Written request → Pictures stay out of the copy; restate everything else in the material exactly.

━━ Information shown

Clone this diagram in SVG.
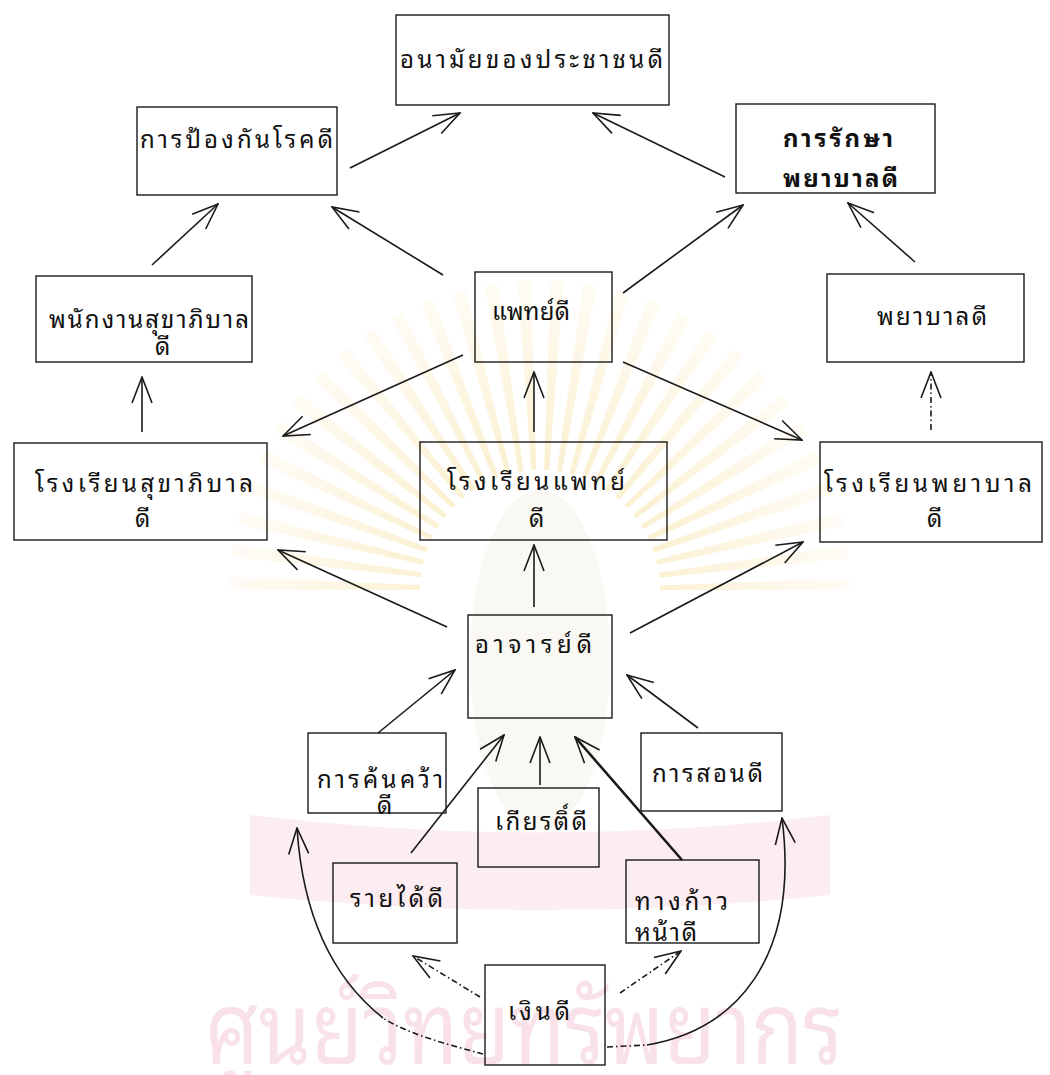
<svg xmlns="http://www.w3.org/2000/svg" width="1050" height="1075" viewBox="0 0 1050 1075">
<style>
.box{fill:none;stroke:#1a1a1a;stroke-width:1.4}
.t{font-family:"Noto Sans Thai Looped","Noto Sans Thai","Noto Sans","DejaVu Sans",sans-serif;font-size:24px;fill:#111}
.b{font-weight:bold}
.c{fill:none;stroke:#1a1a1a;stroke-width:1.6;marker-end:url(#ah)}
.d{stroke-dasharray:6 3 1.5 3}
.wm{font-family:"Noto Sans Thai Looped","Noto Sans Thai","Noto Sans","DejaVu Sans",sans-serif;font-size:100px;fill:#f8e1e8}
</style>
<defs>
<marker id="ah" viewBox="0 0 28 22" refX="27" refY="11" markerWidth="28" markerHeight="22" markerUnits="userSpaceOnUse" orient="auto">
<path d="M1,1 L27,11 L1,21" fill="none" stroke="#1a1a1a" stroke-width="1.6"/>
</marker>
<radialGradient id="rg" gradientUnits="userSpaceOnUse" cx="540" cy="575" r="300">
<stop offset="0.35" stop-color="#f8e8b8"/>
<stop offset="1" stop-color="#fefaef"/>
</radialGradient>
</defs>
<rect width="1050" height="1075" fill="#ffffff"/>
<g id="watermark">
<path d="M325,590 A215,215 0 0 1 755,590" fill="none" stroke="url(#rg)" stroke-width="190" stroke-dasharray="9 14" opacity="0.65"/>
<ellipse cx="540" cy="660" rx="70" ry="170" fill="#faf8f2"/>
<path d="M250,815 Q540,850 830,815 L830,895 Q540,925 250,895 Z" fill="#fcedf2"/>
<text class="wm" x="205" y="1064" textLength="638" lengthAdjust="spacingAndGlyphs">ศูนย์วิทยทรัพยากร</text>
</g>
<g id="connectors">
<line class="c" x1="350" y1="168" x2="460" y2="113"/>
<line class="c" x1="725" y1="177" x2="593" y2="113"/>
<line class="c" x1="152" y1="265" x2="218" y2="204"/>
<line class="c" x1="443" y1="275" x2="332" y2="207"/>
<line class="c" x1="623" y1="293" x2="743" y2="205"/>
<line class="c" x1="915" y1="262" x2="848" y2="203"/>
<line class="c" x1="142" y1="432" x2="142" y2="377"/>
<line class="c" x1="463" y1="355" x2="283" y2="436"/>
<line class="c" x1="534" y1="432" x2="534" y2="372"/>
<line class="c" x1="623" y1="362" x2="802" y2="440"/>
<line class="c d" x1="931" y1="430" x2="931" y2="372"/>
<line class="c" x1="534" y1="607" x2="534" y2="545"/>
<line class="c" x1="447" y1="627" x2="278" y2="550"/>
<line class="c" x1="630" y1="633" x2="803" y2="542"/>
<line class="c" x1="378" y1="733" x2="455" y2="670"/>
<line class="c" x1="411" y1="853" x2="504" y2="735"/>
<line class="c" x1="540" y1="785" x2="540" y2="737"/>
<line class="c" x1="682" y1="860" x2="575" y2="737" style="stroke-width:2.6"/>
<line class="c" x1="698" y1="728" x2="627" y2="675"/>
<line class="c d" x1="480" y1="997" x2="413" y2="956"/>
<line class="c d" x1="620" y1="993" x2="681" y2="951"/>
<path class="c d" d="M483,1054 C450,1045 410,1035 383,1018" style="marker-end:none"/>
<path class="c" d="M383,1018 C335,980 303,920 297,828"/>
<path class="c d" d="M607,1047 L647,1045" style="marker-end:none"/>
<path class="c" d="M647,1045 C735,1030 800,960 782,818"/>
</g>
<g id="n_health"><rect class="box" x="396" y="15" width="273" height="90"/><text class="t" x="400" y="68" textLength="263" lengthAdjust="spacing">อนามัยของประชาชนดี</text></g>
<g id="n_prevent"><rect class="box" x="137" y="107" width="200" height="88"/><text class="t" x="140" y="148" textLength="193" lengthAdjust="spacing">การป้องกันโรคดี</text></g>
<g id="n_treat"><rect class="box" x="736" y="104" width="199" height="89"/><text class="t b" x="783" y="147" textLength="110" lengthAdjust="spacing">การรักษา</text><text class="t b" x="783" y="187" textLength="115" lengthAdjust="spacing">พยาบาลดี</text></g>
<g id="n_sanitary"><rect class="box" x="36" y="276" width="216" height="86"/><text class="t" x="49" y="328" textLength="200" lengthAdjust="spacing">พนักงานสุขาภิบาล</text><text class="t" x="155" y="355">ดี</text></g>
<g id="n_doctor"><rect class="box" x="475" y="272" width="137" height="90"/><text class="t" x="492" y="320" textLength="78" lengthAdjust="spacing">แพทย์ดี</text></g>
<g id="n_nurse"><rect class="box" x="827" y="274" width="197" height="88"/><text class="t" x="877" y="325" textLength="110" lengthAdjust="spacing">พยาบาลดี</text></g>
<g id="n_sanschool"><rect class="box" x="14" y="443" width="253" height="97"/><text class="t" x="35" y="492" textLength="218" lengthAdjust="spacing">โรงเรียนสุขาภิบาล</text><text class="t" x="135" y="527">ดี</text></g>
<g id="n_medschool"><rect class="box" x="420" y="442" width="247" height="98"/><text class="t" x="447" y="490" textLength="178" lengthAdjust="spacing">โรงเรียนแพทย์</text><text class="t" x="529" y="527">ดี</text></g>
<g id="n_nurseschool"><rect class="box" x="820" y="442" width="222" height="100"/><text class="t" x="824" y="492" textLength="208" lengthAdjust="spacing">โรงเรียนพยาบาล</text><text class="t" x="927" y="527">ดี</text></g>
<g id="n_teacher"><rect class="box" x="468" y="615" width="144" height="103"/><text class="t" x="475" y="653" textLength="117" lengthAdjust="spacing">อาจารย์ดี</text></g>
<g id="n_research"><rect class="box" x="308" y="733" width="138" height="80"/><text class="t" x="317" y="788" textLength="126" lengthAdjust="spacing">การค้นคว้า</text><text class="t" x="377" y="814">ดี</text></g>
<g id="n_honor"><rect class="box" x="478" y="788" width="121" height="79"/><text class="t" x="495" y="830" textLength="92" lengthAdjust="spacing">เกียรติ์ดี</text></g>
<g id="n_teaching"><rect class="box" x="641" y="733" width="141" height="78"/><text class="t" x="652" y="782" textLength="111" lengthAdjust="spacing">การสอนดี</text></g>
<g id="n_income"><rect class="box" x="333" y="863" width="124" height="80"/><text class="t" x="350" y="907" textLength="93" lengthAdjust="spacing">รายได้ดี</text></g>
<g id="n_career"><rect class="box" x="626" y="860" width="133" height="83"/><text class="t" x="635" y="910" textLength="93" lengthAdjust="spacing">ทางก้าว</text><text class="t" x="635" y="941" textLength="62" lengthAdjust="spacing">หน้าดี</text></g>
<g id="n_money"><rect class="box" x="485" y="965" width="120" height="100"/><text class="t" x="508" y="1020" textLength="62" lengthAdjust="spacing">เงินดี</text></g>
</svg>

━━━━

Result for this task →
Clone this diagram in SVG.
<svg xmlns="http://www.w3.org/2000/svg" width="1050" height="1075" viewBox="0 0 1050 1075">
<style>
.box{fill:none;stroke:#1a1a1a;stroke-width:1.4}
.t{font-family:"Noto Sans Thai Looped","Noto Sans Thai","Noto Sans","DejaVu Sans",sans-serif;font-size:24px;fill:#111}
.b{font-weight:bold}
.c{fill:none;stroke:#1a1a1a;stroke-width:1.6;marker-end:url(#ah)}
.d{stroke-dasharray:6 3 1.5 3}
.wm{font-family:"Noto Sans Thai Looped","Noto Sans Thai","Noto Sans","DejaVu Sans",sans-serif;font-size:100px;fill:#f8e1e8}
</style>
<defs>
<marker id="ah" viewBox="0 0 28 22" refX="27" refY="11" markerWidth="28" markerHeight="22" markerUnits="userSpaceOnUse" orient="auto">
<path d="M1,1 L27,11 L1,21" fill="none" stroke="#1a1a1a" stroke-width="1.6"/>
</marker>
<radialGradient id="rg" gradientUnits="userSpaceOnUse" cx="540" cy="575" r="300">
<stop offset="0.35" stop-color="#f8e8b8"/>
<stop offset="1" stop-color="#fefaef"/>
</radialGradient>
</defs>
<rect width="1050" height="1075" fill="#ffffff"/>
<g id="watermark">
<path d="M325,590 A215,215 0 0 1 755,590" fill="none" stroke="url(#rg)" stroke-width="190" stroke-dasharray="9 14" opacity="0.65"/>
<ellipse cx="540" cy="660" rx="70" ry="170" fill="#faf8f2"/>
<path d="M250,815 Q540,850 830,815 L830,895 Q540,925 250,895 Z" fill="#fcedf2"/>
<text class="wm" x="205" y="1064" textLength="638" lengthAdjust="spacingAndGlyphs">ศูนย์วิทยทรัพยากร</text>
</g>
<g id="connectors">
<line class="c" x1="350" y1="168" x2="460" y2="113"/>
<line class="c" x1="725" y1="177" x2="593" y2="113"/>
<line class="c" x1="152" y1="265" x2="218" y2="204"/>
<line class="c" x1="443" y1="275" x2="332" y2="207"/>
<line class="c" x1="623" y1="293" x2="743" y2="205"/>
<line class="c" x1="915" y1="262" x2="848" y2="203"/>
<line class="c" x1="142" y1="432" x2="142" y2="377"/>
<line class="c" x1="463" y1="355" x2="283" y2="436"/>
<line class="c" x1="534" y1="432" x2="534" y2="372"/>
<line class="c" x1="623" y1="362" x2="802" y2="440"/>
<line class="c d" x1="931" y1="430" x2="931" y2="372"/>
<line class="c" x1="534" y1="607" x2="534" y2="545"/>
<line class="c" x1="447" y1="627" x2="278" y2="550"/>
<line class="c" x1="630" y1="633" x2="803" y2="542"/>
<line class="c" x1="378" y1="733" x2="455" y2="670"/>
<line class="c" x1="411" y1="853" x2="504" y2="735"/>
<line class="c" x1="540" y1="785" x2="540" y2="737"/>
<line class="c" x1="682" y1="860" x2="575" y2="737" style="stroke-width:2.6"/>
<line class="c" x1="698" y1="728" x2="627" y2="675"/>
<line class="c d" x1="480" y1="997" x2="413" y2="956"/>
<line class="c d" x1="620" y1="993" x2="681" y2="951"/>
<path class="c d" d="M483,1054 C450,1045 410,1035 383,1018" style="marker-end:none"/>
<path class="c" d="M383,1018 C335,980 303,920 297,828"/>
<path class="c d" d="M607,1047 L647,1045" style="marker-end:none"/>
<path class="c" d="M647,1045 C735,1030 800,960 782,818"/>
</g>
<g id="n_health"><rect class="box" x="396" y="15" width="273" height="90"/><text class="t" x="400" y="68" textLength="263" lengthAdjust="spacing">อนามัยของประชาชนดี</text></g>
<g id="n_prevent"><rect class="box" x="137" y="107" width="200" height="88"/><text class="t" x="140" y="148" textLength="193" lengthAdjust="spacing">การป้องกันโรคดี</text></g>
<g id="n_treat"><rect class="box" x="736" y="104" width="199" height="89"/><text class="t b" x="783" y="147" textLength="110" lengthAdjust="spacing">การรักษา</text><text class="t b" x="783" y="187" textLength="115" lengthAdjust="spacing">พยาบาลดี</text></g>
<g id="n_sanitary"><rect class="box" x="36" y="276" width="216" height="86"/><text class="t" x="49" y="328" textLength="200" lengthAdjust="spacing">พนักงานสุขาภิบาล</text><text class="t" x="155" y="355">ดี</text></g>
<g id="n_doctor"><rect class="box" x="475" y="272" width="137" height="90"/><text class="t" x="492" y="320" textLength="78" lengthAdjust="spacing">แพทย์ดี</text></g>
<g id="n_nurse"><rect class="box" x="827" y="274" width="197" height="88"/><text class="t" x="877" y="325" textLength="110" lengthAdjust="spacing">พยาบาลดี</text></g>
<g id="n_sanschool"><rect class="box" x="14" y="443" width="253" height="97"/><text class="t" x="35" y="492" textLength="218" lengthAdjust="spacing">โรงเรียนสุขาภิบาล</text><text class="t" x="135" y="527">ดี</text></g>
<g id="n_medschool"><rect class="box" x="420" y="442" width="247" height="98"/><text class="t" x="447" y="490" textLength="178" lengthAdjust="spacing">โรงเรียนแพทย์</text><text class="t" x="529" y="527">ดี</text></g>
<g id="n_nurseschool"><rect class="box" x="820" y="442" width="222" height="100"/><text class="t" x="824" y="492" textLength="208" lengthAdjust="spacing">โรงเรียนพยาบาล</text><text class="t" x="927" y="527">ดี</text></g>
<g id="n_teacher"><rect class="box" x="468" y="615" width="144" height="103"/><text class="t" x="475" y="653" textLength="117" lengthAdjust="spacing">อาจารย์ดี</text></g>
<g id="n_research"><rect class="box" x="308" y="733" width="138" height="80"/><text class="t" x="317" y="788" textLength="126" lengthAdjust="spacing">การค้นคว้า</text><text class="t" x="377" y="814">ดี</text></g>
<g id="n_honor"><rect class="box" x="478" y="788" width="121" height="79"/><text class="t" x="495" y="830" textLength="92" lengthAdjust="spacing">เกียรติ์ดี</text></g>
<g id="n_teaching"><rect class="box" x="641" y="733" width="141" height="78"/><text class="t" x="652" y="782" textLength="111" lengthAdjust="spacing">การสอนดี</text></g>
<g id="n_income"><rect class="box" x="333" y="863" width="124" height="80"/><text class="t" x="350" y="907" textLength="93" lengthAdjust="spacing">รายได้ดี</text></g>
<g id="n_career"><rect class="box" x="626" y="860" width="133" height="83"/><text class="t" x="635" y="910" textLength="93" lengthAdjust="spacing">ทางก้าว</text><text class="t" x="635" y="941" textLength="62" lengthAdjust="spacing">หน้าดี</text></g>
<g id="n_money"><rect class="box" x="485" y="965" width="120" height="100"/><text class="t" x="508" y="1020" textLength="62" lengthAdjust="spacing">เงินดี</text></g>
</svg>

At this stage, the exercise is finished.